Christ's gospel has always been based upon faith, and always will be. You can't simply expect to accept something and dedicate yourself to it simply from seeing "proof" without having first exercised faith in the belief.

>>>Well, you have to "buy it' or not. You look at the bible, and it apparently rings true for you, but it's the opposite with me, and a lot of other non believers. There are so many "whoppers" in it that it comes off as just a man made up book of myths and legends, and full of errors and contradictions.

A normal person doesn't just decide to believe in something like, "I'm going to believe in Jesus now!" You have to buy into the proof FIRST, and then you will believe without making a concious choice.
 

SouthPaW1227

Golden Member
Aug 4, 2004
1,863
0
0
I think you two made a huge mistake in getting married.

You can even check the Bible for confirmation on that one...

now that you're in it, though, I say let the kid go to church if he wants
 

I Saw OJ

Diamond Member
Dec 13, 2004
4,923
2
76
Originally posted by: Crazyfool
My father doesn't believe in God but he wouldn't dare associate himself with "Atheists".

I grew up with honest options. My father would've smacked me for disrespecting my mother's beliefs.

Just because he didn't believe in God doesn't mean he wanted the same for me. He is smart enough to know that he might not know everything.

He also can see the hypocrisy in those who label themselves "Atheist" and who are intent on forcing their opinions and beliefs on others. He doesn't mind seeing the word God on his coins and that is what separates him from all these self-rightous "atheists". I respect my father for not forcing his beliefs on me very unlike the OP.

/thread

Christian or Atheist, people shouldn't be trying to force their views on anyone else. Its as simple as that. However I belive parents should be able to raise their kids anyway they want.

As for the OP, he and his wife should have never tried to raise a family in the first place, its idiotic to try and raise children with two completely different views on life. Even if he thinks his son is ready to make decisions like that he should still respect his wifes views and make sure his son does the same.



 

EGGO

Diamond Member
Jul 29, 2004
5,505
1
0
Originally posted by: canadianpsycho
I'm not reading this massive thread. Personally I find religion and people's laughable attempts at justifying their degree of zealouness boring and annoying.

Either your religious or your not. Just don't talk to me about it if you don't agree with me.
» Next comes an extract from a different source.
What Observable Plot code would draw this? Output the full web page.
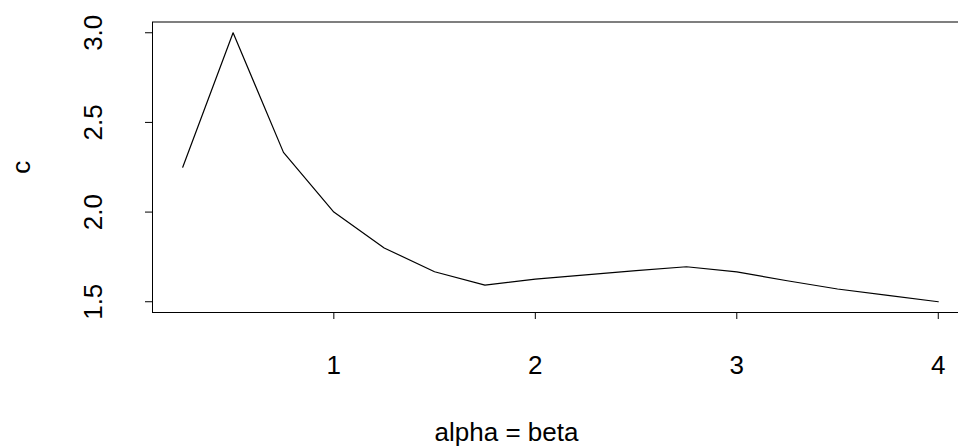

Sounds like your daughter enjoys church and has fun. Great. If she has questions otherwise its your job as parents to answer them truthfully without bias and without subjecting her to all the crap you read here.

You son seems to dislike the concept of church. Great. He probably shouldn't mouth off to Mom. But he's a teenager. Teenagers are dumb and usually disagree with whatever they feel like for the sake of doing so. Again, you guys should answer his questions.

Simple fact of the matter is discussing religion from various viewpoints is useless. Its like a Mets fan and a Yankees fan discussing basebell. Eventually they'll be on their own and do what they want to do anyways.

I'm pretty much an atheist. My wife is Catholic to a certain extent (doesn't go to church regularly, but observes religious events and rituals accordingly). While I detest organized religion, I feel my kids should do what I did - learn to like or dislike it through personal experiance. That's the only way you truly learn.

You guys should relax. Take the son to church a couple times (to placate the wife - the son will probably hate it anyways). Stop making it a focal point of discussions, or you'll never let it go. Have fun, be happy as you could die tomorrow - and no matter what anyone says about the afterlife they all could be wrong.

Sums it up for me. I wholly agree to this post. Sure, what your son said was very funny, but despite being young, he needs to be mature and sensitive about religion. Remind him that the bigger man never insults. He may be leaning towards atheism, but he still needs to be mature and understand morality.